**GOAL**
Exactly as written, retype the listing below, omitting the pictures.

>> begin

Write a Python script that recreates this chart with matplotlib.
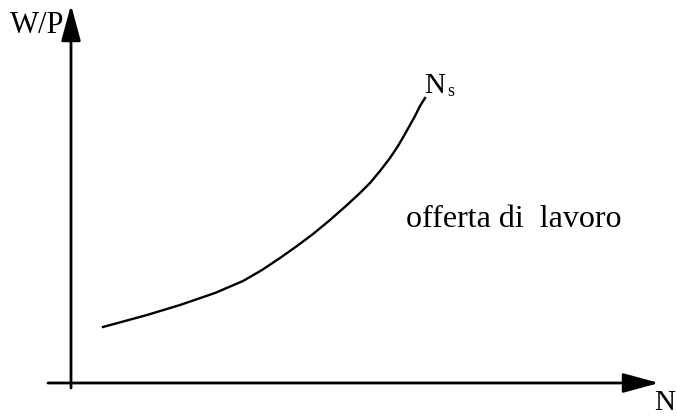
import matplotlib.pyplot as plt

# labour supply curve, drawn in page units (x right, y down)
curve_x = [103, 125, 147, 180, 215, 243, 262, 280, 297, 313, 330, 347, 360, 370,
           380, 390, 398, 405, 410, 415, 420, 425]
curve_y = [327, 321, 315, 305, 293, 281, 270, 258, 246, 234, 220, 205, 193, 183,
           171, 158, 146, 134, 125, 116, 106, 98]

fig = plt.figure(figsize=(6.77, 4.16), dpi=100)
ax = fig.add_axes([0, 0, 1, 1])
ax.set_xlim(0, 677)
ax.set_ylim(416, 0)
ax.axis("off")

arrow = dict(arrowstyle="-|>,head_length=2.2,head_width=0.6", color="black",
             lw=2, shrinkA=0, shrinkB=0)
ax.annotate("", xy=(71, 5), xytext=(71, 388), arrowprops=arrow)
ax.annotate("", xy=(659, 383), xytext=(48, 383), arrowprops=arrow)

ax.plot(curve_x, curve_y, color="black", lw=1.7, solid_joinstyle="round")

font = dict(family="Liberation Serif", color="black")
ax.text(10, 33, "W/P", fontsize=22, ha="left", va="baseline", **font)
ax.text(675, 410, "N", fontsize=21, ha="right", va="baseline", **font)
ax.text(424, 93, "N", fontsize=21, ha="left", va="baseline", **font)
ax.text(447, 96, "s", fontsize=13, ha="left", va="baseline", **font)
ax.text(406, 227, "offerta di  lavoro", fontsize=23, ha="left", va="baseline", **font)

fig.savefig("out.png", dpi=100)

>> end

**PROBLEM SOLUTION**
Write a Python script that recreates this chart with matplotlib.
import matplotlib.pyplot as plt

# labour supply curve, drawn in page units (x right, y down)
curve_x = [103, 125, 147, 180, 215, 243, 262, 280, 297, 313, 330, 347, 360, 370,
           380, 390, 398, 405, 410, 415, 420, 425]
curve_y = [327, 321, 315, 305, 293, 281, 270, 258, 246, 234, 220, 205, 193, 183,
           171, 158, 146, 134, 125, 116, 106, 98]

fig = plt.figure(figsize=(6.77, 4.16), dpi=100)
ax = fig.add_axes([0, 0, 1, 1])
ax.set_xlim(0, 677)
ax.set_ylim(416, 0)
ax.axis("off")

arrow = dict(arrowstyle="-|>,head_length=2.2,head_width=0.6", color="black",
             lw=2, shrinkA=0, shrinkB=0)
ax.annotate("", xy=(71, 5), xytext=(71, 388), arrowprops=arrow)
ax.annotate("", xy=(659, 383), xytext=(48, 383), arrowprops=arrow)

ax.plot(curve_x, curve_y, color="black", lw=1.7, solid_joinstyle="round")

font = dict(family="Liberation Serif", color="black")
ax.text(10, 33, "W/P", fontsize=22, ha="left", va="baseline", **font)
ax.text(675, 410, "N", fontsize=21, ha="right", va="baseline", **font)
ax.text(424, 93, "N", fontsize=21, ha="left", va="baseline", **font)
ax.text(447, 96, "s", fontsize=13, ha="left", va="baseline", **font)
ax.text(406, 227, "offerta di  lavoro", fontsize=23, ha="left", va="baseline", **font)

fig.savefig("out.png", dpi=100)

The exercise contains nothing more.